[START DATA PROVIDED]

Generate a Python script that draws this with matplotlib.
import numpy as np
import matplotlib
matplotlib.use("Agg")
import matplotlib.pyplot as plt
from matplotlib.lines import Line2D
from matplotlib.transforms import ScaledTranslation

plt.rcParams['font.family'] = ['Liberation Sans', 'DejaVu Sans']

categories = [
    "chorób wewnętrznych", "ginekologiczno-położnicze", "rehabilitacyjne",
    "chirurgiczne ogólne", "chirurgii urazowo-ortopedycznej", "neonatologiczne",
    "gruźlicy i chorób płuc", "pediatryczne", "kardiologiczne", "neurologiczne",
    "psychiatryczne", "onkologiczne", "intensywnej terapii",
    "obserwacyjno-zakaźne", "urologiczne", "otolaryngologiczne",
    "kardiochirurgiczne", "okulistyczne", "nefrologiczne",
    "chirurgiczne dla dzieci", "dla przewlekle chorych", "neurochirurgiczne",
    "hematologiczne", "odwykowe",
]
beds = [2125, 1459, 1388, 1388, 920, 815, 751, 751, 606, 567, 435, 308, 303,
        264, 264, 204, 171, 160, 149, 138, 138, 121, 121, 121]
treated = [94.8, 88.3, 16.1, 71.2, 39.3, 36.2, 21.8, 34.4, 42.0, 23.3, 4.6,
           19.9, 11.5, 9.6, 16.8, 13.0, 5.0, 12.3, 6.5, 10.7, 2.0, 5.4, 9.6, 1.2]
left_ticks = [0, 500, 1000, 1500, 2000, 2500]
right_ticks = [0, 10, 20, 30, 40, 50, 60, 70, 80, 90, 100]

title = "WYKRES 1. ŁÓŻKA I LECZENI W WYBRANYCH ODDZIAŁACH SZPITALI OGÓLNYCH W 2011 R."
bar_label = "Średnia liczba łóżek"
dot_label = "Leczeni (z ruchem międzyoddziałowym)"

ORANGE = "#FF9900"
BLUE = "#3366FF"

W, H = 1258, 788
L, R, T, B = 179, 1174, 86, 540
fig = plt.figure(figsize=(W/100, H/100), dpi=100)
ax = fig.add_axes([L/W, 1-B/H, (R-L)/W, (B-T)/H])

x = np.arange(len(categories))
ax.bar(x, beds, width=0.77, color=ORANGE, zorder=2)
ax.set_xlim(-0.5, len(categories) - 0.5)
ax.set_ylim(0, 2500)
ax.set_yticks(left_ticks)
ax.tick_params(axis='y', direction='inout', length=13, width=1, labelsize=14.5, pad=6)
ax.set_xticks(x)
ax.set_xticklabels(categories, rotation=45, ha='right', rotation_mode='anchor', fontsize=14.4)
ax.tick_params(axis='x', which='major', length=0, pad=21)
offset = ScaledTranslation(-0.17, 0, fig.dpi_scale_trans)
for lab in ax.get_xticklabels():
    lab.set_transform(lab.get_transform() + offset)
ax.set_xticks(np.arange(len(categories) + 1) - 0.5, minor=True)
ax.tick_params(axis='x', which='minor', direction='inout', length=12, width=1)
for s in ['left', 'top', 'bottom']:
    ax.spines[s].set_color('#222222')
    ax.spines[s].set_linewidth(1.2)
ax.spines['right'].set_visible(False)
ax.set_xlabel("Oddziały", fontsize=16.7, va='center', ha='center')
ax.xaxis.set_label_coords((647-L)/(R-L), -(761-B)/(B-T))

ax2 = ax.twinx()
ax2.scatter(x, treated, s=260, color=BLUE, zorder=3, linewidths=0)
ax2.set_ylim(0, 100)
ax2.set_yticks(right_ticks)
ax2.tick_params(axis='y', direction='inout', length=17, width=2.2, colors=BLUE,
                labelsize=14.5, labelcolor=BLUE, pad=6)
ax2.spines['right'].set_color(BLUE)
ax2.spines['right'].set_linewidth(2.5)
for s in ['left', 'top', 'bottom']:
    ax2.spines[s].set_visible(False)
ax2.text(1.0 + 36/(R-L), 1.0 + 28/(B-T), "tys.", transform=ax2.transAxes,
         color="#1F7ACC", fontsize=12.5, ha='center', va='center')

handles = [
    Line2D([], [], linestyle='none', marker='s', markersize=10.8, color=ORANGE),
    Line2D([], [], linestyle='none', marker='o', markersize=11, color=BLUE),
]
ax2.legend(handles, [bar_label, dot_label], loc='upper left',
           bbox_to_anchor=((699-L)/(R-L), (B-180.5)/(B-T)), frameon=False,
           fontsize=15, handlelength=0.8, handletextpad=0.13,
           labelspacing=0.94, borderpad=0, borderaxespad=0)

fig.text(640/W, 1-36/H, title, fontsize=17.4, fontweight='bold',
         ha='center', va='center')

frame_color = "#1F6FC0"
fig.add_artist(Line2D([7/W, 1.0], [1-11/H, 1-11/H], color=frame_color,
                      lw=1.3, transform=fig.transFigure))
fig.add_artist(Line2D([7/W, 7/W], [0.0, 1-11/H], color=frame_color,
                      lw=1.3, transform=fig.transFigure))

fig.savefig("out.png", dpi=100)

[END DATA PROVIDED]
[START DATA PROVIDED]

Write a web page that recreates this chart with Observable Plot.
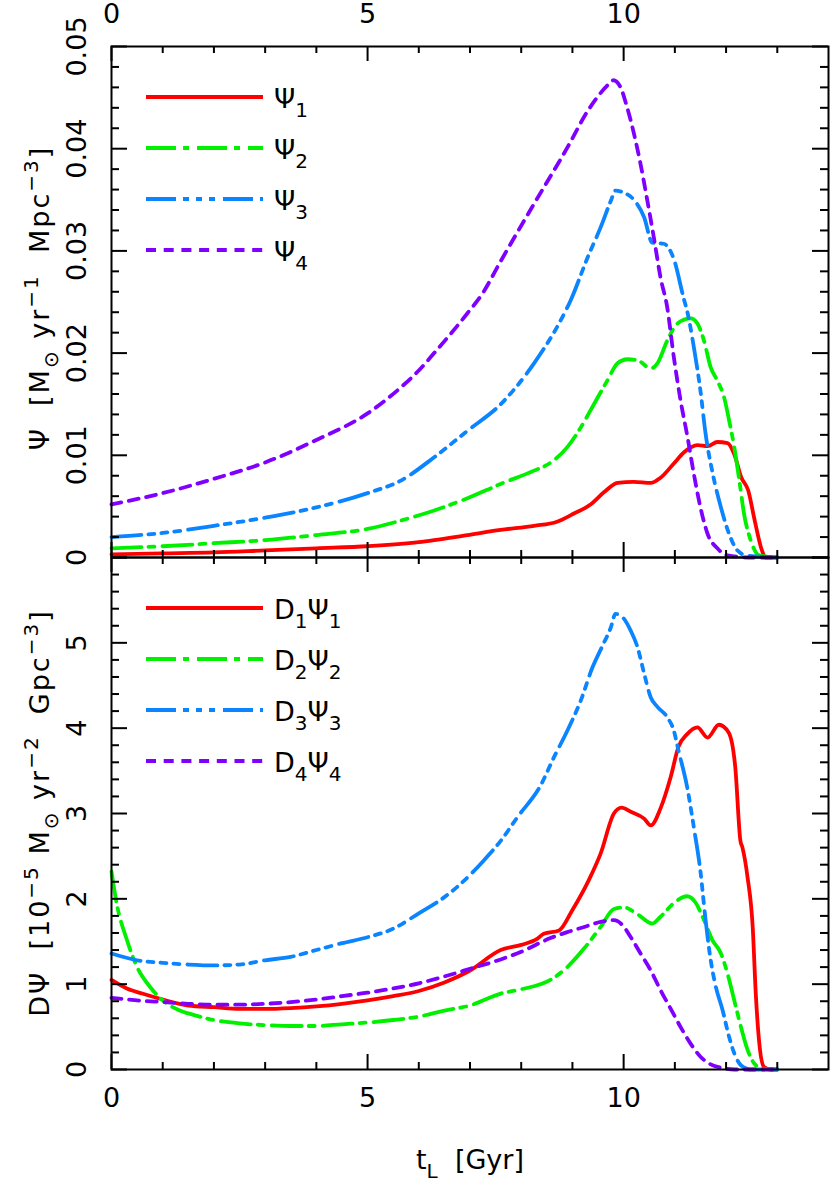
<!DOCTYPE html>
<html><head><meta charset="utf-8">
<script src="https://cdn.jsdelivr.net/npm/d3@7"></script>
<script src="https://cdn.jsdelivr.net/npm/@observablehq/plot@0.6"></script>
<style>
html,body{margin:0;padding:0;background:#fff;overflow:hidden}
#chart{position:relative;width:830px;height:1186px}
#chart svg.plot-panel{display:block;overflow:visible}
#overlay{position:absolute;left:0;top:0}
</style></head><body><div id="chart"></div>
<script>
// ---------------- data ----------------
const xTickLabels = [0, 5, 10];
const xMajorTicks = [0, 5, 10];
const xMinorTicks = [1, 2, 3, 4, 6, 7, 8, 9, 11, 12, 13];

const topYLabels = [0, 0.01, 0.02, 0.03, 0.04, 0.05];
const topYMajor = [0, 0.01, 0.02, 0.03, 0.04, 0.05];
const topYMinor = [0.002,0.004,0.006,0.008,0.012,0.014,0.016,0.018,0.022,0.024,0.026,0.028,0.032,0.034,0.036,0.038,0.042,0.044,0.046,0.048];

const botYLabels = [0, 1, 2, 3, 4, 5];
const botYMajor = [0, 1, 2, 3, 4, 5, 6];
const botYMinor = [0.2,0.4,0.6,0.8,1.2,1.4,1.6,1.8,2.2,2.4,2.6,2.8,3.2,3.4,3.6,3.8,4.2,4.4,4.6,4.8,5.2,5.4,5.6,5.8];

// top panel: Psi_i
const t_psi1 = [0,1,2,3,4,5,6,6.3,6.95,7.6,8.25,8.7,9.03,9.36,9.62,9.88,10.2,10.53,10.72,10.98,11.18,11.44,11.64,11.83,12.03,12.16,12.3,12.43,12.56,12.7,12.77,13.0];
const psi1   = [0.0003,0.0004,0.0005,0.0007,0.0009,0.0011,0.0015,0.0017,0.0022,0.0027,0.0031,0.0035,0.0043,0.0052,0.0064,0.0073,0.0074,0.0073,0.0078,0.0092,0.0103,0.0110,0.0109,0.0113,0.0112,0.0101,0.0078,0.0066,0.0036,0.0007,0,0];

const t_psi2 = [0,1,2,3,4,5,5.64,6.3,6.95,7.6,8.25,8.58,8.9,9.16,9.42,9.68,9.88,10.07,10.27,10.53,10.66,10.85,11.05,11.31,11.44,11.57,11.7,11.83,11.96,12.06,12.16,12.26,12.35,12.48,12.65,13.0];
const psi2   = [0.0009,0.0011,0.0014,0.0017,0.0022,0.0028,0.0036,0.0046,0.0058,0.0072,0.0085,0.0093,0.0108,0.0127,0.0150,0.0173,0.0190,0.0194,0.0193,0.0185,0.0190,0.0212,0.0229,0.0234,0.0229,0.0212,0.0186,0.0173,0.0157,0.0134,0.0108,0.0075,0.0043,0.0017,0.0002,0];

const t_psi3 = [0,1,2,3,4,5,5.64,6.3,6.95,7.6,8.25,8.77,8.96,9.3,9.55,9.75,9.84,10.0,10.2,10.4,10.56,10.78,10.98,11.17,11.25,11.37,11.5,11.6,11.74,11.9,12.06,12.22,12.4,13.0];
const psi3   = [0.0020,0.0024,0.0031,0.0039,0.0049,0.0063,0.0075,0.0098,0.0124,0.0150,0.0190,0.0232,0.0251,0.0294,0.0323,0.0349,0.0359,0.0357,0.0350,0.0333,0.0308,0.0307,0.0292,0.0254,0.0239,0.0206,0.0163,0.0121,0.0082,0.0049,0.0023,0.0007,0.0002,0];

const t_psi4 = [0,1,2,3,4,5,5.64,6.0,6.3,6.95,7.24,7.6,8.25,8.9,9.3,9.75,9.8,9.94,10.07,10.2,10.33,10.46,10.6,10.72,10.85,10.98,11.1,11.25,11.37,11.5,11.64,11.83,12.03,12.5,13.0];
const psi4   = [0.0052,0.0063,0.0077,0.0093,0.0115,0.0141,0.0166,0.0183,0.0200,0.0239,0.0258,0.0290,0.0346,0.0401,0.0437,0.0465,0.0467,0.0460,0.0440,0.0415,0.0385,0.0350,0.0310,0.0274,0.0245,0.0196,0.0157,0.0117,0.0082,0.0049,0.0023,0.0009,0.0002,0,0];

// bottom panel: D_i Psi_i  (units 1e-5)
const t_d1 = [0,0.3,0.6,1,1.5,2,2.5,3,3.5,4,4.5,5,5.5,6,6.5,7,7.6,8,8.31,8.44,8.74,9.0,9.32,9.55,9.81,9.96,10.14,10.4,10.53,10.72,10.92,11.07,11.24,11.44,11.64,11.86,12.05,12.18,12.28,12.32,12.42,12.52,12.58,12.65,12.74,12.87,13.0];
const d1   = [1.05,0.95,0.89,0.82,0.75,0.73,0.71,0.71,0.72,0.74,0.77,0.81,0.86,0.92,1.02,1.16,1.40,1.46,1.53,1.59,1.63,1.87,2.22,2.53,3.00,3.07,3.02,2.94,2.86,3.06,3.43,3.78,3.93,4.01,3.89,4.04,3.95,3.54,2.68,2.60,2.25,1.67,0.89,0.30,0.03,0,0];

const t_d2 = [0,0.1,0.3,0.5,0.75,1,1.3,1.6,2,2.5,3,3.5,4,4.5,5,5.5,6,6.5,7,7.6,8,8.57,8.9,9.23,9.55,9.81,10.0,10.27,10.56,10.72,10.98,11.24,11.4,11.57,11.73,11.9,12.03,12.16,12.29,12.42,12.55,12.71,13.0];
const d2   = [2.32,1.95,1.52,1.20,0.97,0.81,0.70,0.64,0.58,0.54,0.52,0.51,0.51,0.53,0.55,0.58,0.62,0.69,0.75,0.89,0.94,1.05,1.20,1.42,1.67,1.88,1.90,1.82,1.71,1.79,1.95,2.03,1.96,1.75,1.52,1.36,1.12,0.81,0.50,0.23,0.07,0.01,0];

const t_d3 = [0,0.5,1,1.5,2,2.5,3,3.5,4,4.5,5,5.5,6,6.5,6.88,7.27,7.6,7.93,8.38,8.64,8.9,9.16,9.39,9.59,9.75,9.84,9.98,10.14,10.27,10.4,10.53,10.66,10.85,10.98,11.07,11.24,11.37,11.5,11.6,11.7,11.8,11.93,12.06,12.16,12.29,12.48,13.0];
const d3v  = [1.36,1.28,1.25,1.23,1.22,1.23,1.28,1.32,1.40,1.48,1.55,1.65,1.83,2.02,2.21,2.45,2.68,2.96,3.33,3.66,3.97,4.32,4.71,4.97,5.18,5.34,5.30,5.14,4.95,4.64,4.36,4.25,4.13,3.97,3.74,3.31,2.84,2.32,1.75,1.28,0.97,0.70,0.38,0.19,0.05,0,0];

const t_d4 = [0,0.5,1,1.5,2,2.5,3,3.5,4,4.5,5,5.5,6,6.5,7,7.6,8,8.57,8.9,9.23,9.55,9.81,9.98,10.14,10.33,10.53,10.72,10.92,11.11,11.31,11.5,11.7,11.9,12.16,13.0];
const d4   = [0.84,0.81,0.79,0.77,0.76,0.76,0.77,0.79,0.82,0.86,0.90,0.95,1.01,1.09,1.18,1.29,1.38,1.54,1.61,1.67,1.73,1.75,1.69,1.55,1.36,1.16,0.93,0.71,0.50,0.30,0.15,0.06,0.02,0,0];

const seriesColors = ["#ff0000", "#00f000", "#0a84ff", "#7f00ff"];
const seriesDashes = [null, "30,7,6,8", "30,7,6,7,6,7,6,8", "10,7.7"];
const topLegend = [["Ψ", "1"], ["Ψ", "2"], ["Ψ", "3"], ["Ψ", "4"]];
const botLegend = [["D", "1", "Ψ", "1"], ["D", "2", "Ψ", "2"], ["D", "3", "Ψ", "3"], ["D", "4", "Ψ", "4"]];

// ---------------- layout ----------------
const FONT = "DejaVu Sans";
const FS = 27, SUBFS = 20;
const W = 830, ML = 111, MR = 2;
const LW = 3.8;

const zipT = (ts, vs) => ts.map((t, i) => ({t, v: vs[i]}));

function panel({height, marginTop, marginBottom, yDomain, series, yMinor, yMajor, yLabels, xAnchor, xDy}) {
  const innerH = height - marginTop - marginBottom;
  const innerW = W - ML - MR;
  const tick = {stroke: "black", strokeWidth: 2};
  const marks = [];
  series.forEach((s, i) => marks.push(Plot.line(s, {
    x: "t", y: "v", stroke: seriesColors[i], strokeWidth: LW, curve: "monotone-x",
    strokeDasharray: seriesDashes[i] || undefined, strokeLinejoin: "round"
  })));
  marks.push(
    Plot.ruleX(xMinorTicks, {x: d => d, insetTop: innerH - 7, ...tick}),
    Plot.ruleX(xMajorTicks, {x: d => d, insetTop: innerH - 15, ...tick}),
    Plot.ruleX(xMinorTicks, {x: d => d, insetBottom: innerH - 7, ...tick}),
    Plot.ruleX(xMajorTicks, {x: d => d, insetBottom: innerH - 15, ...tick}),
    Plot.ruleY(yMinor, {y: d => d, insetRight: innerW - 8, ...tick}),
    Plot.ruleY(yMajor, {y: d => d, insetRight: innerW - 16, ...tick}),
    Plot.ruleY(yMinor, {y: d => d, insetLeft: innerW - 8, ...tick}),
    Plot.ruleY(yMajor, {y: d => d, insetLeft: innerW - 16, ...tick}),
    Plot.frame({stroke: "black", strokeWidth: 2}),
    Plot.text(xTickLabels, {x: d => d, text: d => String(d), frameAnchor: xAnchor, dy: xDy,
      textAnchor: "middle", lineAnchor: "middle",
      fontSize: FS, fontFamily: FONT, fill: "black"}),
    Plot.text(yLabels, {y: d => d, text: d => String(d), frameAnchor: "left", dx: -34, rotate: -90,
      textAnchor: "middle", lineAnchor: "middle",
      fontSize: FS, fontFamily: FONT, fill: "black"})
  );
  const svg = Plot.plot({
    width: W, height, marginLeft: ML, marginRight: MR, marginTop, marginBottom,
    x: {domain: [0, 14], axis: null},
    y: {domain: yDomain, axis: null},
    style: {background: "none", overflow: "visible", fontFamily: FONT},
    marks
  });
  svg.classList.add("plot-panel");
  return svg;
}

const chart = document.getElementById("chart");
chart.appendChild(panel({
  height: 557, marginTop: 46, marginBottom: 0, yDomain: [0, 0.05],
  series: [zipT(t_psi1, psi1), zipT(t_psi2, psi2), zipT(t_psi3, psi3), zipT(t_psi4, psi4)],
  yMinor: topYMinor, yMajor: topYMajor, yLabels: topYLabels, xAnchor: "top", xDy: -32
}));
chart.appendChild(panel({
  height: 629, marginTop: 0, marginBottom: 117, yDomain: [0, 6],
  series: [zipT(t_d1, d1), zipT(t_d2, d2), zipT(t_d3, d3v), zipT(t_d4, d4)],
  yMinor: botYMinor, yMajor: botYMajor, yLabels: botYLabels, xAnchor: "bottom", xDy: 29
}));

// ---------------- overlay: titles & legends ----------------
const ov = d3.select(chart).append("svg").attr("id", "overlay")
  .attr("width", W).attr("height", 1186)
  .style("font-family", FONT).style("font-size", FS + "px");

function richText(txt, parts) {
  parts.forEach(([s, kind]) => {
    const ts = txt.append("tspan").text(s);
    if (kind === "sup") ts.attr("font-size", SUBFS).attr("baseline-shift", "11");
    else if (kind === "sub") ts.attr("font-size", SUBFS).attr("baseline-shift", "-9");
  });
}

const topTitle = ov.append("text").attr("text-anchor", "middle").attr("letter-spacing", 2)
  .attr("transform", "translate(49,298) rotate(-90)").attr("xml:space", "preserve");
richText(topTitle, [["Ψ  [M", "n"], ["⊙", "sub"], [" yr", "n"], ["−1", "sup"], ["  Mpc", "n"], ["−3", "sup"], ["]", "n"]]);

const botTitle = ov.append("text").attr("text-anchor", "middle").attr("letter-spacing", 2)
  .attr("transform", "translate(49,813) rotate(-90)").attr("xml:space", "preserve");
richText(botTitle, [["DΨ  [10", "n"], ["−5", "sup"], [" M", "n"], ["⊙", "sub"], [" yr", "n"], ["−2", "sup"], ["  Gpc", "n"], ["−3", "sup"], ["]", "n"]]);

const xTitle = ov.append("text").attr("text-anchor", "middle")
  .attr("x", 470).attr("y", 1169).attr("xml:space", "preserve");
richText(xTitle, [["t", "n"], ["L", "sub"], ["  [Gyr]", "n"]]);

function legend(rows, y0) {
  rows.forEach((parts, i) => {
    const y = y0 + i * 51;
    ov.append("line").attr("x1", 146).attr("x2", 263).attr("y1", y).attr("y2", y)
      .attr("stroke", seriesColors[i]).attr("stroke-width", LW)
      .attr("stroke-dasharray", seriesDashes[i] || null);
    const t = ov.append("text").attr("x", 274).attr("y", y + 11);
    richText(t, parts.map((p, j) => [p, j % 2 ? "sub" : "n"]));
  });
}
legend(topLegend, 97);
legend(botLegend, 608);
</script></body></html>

[END DATA PROVIDED]

From the records above, copy out the line with "Generate a Python", the line with "plt.rcParams['font.family'] = ['Liberation", and every line between them, word for word.

#### [CORRECT OUTPUT]
Generate a Python script that draws this with matplotlib.
import numpy as np
import matplotlib
matplotlib.use("Agg")
import matplotlib.pyplot as plt
from matplotlib.lines import Line2D
from matplotlib.transforms import ScaledTranslation

plt.rcParams['font.family'] = ['Liberation Sans', 'DejaVu Sans']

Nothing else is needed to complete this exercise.